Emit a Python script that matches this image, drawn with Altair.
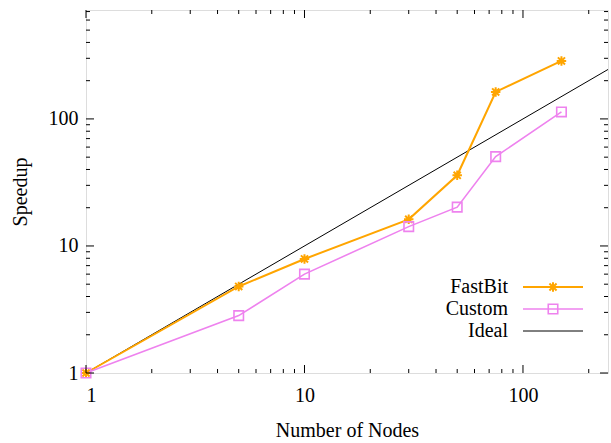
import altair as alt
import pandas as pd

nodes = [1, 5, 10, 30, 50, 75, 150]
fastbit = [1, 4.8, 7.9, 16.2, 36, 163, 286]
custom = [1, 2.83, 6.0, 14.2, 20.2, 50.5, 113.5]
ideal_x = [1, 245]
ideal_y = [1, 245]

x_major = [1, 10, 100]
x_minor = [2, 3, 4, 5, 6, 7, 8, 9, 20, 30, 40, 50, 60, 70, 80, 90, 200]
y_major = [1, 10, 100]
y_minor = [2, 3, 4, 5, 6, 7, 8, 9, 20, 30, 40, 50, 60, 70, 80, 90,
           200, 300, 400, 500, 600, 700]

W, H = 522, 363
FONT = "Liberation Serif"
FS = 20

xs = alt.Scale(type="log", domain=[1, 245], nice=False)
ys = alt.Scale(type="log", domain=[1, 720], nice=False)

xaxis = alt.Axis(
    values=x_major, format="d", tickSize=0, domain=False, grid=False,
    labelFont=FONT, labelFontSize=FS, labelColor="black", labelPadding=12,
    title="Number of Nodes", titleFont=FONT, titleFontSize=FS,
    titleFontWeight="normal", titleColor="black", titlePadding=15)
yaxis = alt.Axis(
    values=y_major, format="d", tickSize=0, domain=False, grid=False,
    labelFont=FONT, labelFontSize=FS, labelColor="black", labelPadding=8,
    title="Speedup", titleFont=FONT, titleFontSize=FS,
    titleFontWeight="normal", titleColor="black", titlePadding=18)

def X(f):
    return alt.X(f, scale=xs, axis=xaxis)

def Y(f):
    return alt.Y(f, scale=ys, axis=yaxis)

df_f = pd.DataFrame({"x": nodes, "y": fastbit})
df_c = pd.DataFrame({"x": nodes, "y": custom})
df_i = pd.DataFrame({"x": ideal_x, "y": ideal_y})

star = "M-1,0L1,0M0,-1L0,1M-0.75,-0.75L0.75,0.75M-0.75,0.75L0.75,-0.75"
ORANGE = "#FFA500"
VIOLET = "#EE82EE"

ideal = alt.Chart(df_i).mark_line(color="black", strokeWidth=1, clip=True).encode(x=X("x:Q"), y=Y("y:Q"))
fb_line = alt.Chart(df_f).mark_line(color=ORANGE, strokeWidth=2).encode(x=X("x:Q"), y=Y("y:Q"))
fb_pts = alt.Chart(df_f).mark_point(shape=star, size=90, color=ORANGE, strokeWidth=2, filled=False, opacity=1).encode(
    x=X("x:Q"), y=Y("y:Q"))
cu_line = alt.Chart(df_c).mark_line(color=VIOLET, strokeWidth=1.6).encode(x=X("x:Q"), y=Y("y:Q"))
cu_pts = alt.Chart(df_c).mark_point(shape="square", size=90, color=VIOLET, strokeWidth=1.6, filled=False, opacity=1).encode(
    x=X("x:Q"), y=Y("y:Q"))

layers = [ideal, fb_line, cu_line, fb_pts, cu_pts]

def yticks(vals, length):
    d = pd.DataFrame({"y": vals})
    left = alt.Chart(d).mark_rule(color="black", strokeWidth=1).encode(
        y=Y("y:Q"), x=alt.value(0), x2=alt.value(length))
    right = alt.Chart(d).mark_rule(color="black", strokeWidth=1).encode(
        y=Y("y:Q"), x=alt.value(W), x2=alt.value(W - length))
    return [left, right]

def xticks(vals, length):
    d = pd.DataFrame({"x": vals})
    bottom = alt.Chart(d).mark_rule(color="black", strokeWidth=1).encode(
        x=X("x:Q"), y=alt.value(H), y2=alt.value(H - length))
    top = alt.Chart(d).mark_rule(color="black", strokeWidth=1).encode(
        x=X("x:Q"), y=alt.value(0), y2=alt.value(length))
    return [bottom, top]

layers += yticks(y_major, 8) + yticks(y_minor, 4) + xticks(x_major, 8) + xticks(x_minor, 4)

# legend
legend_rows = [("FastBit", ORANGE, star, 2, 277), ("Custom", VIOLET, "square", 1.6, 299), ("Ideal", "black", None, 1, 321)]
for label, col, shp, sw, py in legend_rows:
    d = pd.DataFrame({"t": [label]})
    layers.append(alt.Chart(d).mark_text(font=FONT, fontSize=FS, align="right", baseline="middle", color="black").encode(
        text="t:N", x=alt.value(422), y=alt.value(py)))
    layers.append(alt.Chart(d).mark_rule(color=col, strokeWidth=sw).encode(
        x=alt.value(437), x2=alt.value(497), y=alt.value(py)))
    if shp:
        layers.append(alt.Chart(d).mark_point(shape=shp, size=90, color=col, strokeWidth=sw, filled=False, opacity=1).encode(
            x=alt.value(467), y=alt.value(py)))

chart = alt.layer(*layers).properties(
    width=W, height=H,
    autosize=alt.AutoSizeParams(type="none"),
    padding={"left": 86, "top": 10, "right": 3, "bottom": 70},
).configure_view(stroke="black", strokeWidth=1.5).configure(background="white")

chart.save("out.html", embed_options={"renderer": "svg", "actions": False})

= = =

Set problem: Produce an exact copy of each line of data, skipping embedded images.

Solved exercise:
Emit a Python script that matches this image, drawn with Altair.
import altair as alt
import pandas as pd

nodes = [1, 5, 10, 30, 50, 75, 150]
fastbit = [1, 4.8, 7.9, 16.2, 36, 163, 286]
custom = [1, 2.83, 6.0, 14.2, 20.2, 50.5, 113.5]
ideal_x = [1, 245]
ideal_y = [1, 245]

x_major = [1, 10, 100]
x_minor = [2, 3, 4, 5, 6, 7, 8, 9, 20, 30, 40, 50, 60, 70, 80, 90, 200]
y_major = [1, 10, 100]
y_minor = [2, 3, 4, 5, 6, 7, 8, 9, 20, 30, 40, 50, 60, 70, 80, 90,
           200, 300, 400, 500, 600, 700]

W, H = 522, 363
FONT = "Liberation Serif"
FS = 20

xs = alt.Scale(type="log", domain=[1, 245], nice=False)
ys = alt.Scale(type="log", domain=[1, 720], nice=False)

xaxis = alt.Axis(
    values=x_major, format="d", tickSize=0, domain=False, grid=False,
    labelFont=FONT, labelFontSize=FS, labelColor="black", labelPadding=12,
    title="Number of Nodes", titleFont=FONT, titleFontSize=FS,
    titleFontWeight="normal", titleColor="black", titlePadding=15)
yaxis = alt.Axis(
    values=y_major, format="d", tickSize=0, domain=False, grid=False,
    labelFont=FONT, labelFontSize=FS, labelColor="black", labelPadding=8,
    title="Speedup", titleFont=FONT, titleFontSize=FS,
    titleFontWeight="normal", titleColor="black", titlePadding=18)

def X(f):
    return alt.X(f, scale=xs, axis=xaxis)

def Y(f):
    return alt.Y(f, scale=ys, axis=yaxis)

df_f = pd.DataFrame({"x": nodes, "y": fastbit})
df_c = pd.DataFrame({"x": nodes, "y": custom})
df_i = pd.DataFrame({"x": ideal_x, "y": ideal_y})

star = "M-1,0L1,0M0,-1L0,1M-0.75,-0.75L0.75,0.75M-0.75,0.75L0.75,-0.75"
ORANGE = "#FFA500"
VIOLET = "#EE82EE"

ideal = alt.Chart(df_i).mark_line(color="black", strokeWidth=1, clip=True).encode(x=X("x:Q"), y=Y("y:Q"))
fb_line = alt.Chart(df_f).mark_line(color=ORANGE, strokeWidth=2).encode(x=X("x:Q"), y=Y("y:Q"))
fb_pts = alt.Chart(df_f).mark_point(shape=star, size=90, color=ORANGE, strokeWidth=2, filled=False, opacity=1).encode(
    x=X("x:Q"), y=Y("y:Q"))
cu_line = alt.Chart(df_c).mark_line(color=VIOLET, strokeWidth=1.6).encode(x=X("x:Q"), y=Y("y:Q"))
cu_pts = alt.Chart(df_c).mark_point(shape="square", size=90, color=VIOLET, strokeWidth=1.6, filled=False, opacity=1).encode(
    x=X("x:Q"), y=Y("y:Q"))

layers = [ideal, fb_line, cu_line, fb_pts, cu_pts]

def yticks(vals, length):
    d = pd.DataFrame({"y": vals})
    left = alt.Chart(d).mark_rule(color="black", strokeWidth=1).encode(
        y=Y("y:Q"), x=alt.value(0), x2=alt.value(length))
    right = alt.Chart(d).mark_rule(color="black", strokeWidth=1).encode(
        y=Y("y:Q"), x=alt.value(W), x2=alt.value(W - length))
    return [left, right]

def xticks(vals, length):
    d = pd.DataFrame({"x": vals})
    bottom = alt.Chart(d).mark_rule(color="black", strokeWidth=1).encode(
        x=X("x:Q"), y=alt.value(H), y2=alt.value(H - length))
    top = alt.Chart(d).mark_rule(color="black", strokeWidth=1).encode(
        x=X("x:Q"), y=alt.value(0), y2=alt.value(length))
    return [bottom, top]

layers += yticks(y_major, 8) + yticks(y_minor, 4) + xticks(x_major, 8) + xticks(x_minor, 4)

# legend
legend_rows = [("FastBit", ORANGE, star, 2, 277), ("Custom", VIOLET, "square", 1.6, 299), ("Ideal", "black", None, 1, 321)]
for label, col, shp, sw, py in legend_rows:
    d = pd.DataFrame({"t": [label]})
    layers.append(alt.Chart(d).mark_text(font=FONT, fontSize=FS, align="right", baseline="middle", color="black").encode(
        text="t:N", x=alt.value(422), y=alt.value(py)))
    layers.append(alt.Chart(d).mark_rule(color=col, strokeWidth=sw).encode(
        x=alt.value(437), x2=alt.value(497), y=alt.value(py)))
    if shp:
        layers.append(alt.Chart(d).mark_point(shape=shp, size=90, color=col, strokeWidth=sw, filled=False, opacity=1).encode(
            x=alt.value(467), y=alt.value(py)))

chart = alt.layer(*layers).properties(
    width=W, height=H,
    autosize=alt.AutoSizeParams(type="none"),
    padding={"left": 86, "top": 10, "right": 3, "bottom": 70},
).configure_view(stroke="black", strokeWidth=1.5).configure(background="white")

chart.save("out.html", embed_options={"renderer": "svg", "actions": False})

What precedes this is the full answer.